1940 was a rough year for Lithuanians. A rough year for pretty much everyone across Central Europe, actually – caught between the iron jaws of the German Wehrmacht, which sat the pace of WW1 with the brutal annexation of Poland in 1939, and the Soviet Union pulling the strings of neighboring satellite states. Lithuania is no exception to this rule: with the backing of land collectivization, propaganda posters displaying dictators hugging kids and one-way tickets to Siberia, Soviet forces soon invaded the country and got a firm grip on its government. But the worst was yet to come.
For Nazi Germany was at the gates of Lithuania, about to break off the nonaggression pact it had signed with the USSR prior to the war… and resolute to take over the country. Given Hitler’s strong anti-Semitic stand, the situation raised concern for the Lithuanians, 250,000 of which were Jewish (about 10% of the local population at the time, also made up Polish Jews who had fled their home country since the German Offensive.)
Locals did not have much time to mull the issue over. Time was running out. A consul from the Netherlands, Jan Zwartendijk, suggested an ‘exile destination’ to escape mass deportations: the East Indies (now Indonesia). The German sphere of influence did not span this Dutch colony, so Zwartendijk was convinced it was the only way for them to make it to safety. However, in order to reach the Indies, refugees required an entry visa to Japan, a document very hard to obtain. But Lithuanian and Polish Jews assembled anyways in front of the Japanese consulate in Kaunas, the country’s second biggest city. Peering through the window of his nearby official accommodation, Chiune Sugihara, the Japanese diplomat who run the office, immediately reached out to his hierarchy to know about the procedure to follow. He was answered that no such visas could be emitted without proper supporting documents and funds (which, obviously, most refugees lacked). What should he do then?
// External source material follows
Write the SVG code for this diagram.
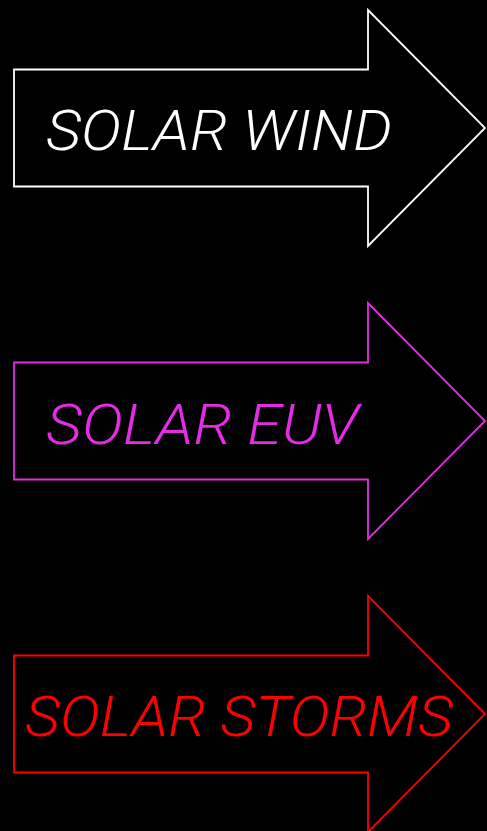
<svg xmlns="http://www.w3.org/2000/svg" width="487" height="831" viewBox="0 0 487 831">
<style>
.arrow{fill:#000;stroke-width:1.8;stroke-linejoin:miter}
.lbl{font-family:Roboto,"Liberation Sans",Arial,sans-serif;font-style:italic;font-weight:300;font-size:55px}
</style>
<defs>
<path id="arrowShape" d="M14,-58.5 H368 V-118 L485,0 L368,118 V58.5 H14 Z"/>
</defs>
<rect x="0" y="0" width="487" height="831" fill="#000"/>
<g id="connectors"></g>
<g id="solar-wind" transform="translate(0,128)">
<use href="#arrowShape" class="arrow" stroke="#ffffff"/>
<text class="lbl" x="46" y="22" fill="#ffffff" textLength="346" lengthAdjust="spacingAndGlyphs">SOLAR WIND</text>
</g>
<g id="solar-euv" transform="translate(0,421)">
<use href="#arrowShape" class="arrow" stroke="#e52be5"/>
<text class="lbl" x="46" y="22.5" fill="#e52be5" textLength="313" lengthAdjust="spacingAndGlyphs">SOLAR EUV</text>
</g>
<g id="solar-storms" transform="translate(0,714)">
<use href="#arrowShape" class="arrow" stroke="#ff0000"/>
<text class="lbl" x="25" y="22" fill="#ff0000" textLength="428" lengthAdjust="spacingAndGlyphs">SOLAR STORMS</text>
</g>
</svg>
“After hard thinking, I ultimately reached the conclusion that humanity and compassion come first. I risked my career and duly executed my mission without hesitation.”
Fortunately, Sugihara just ignored the rules of Japan bureaucracy – probably influenced by the samurai maxim he often quoted: “Even a hunter cannot kill a bird which flies to him for refuge.” The diplomat, who soon took the nickname ‘Sempo’ for being easily addressed, began emitting large numbers of handwritten entry visas to the desperate Jewish populations of Lithuania. From July 1940 on, this forbidden activity became his daily occupation, on which he spent between 18 and 20 hours a day, with the help of his wife Yukiko. He would produce in a day the quantity of visas usually dealt in a month! Unsurprisingly, Tokyo soon knew about the zealous diplomat’s behavior, and dismissed him in early September.
Sugihara nevertheless kept on writing visas, even as he was sat in his train back home at the Kaunas train station; running out of time, he would simply stamp the paper with the consulate’s seal and sign it, eventually throwing the documents out of the compartment’s window to the refugees standing on the platform. Overall, it is estimated that no less than 6,000 “visas for life” were emitted by Sugihara – as many tickets out of hell for the persecuted Jewish populations.
From then, Sempo took one civil servant job after the other, working in Germany, Czechoslovaquia and Romania until the end of WW2. Awarded the title of Righteous Among The Nations in 1985, he passed away the following year, with most of his fellow countrymen ignoring his wartime achievements… Sure, it is easier for people to remember heroisms born on the battlefield. But it sometimes takes very uncommon weapons to change the world: Sugihara himself used a diplomatic stamp and a little bit of disobedience.
- Rick Beyer, The Greatest Stories Never Told (2003), “Japan’s Schindler”, ed. HarperCollins/History.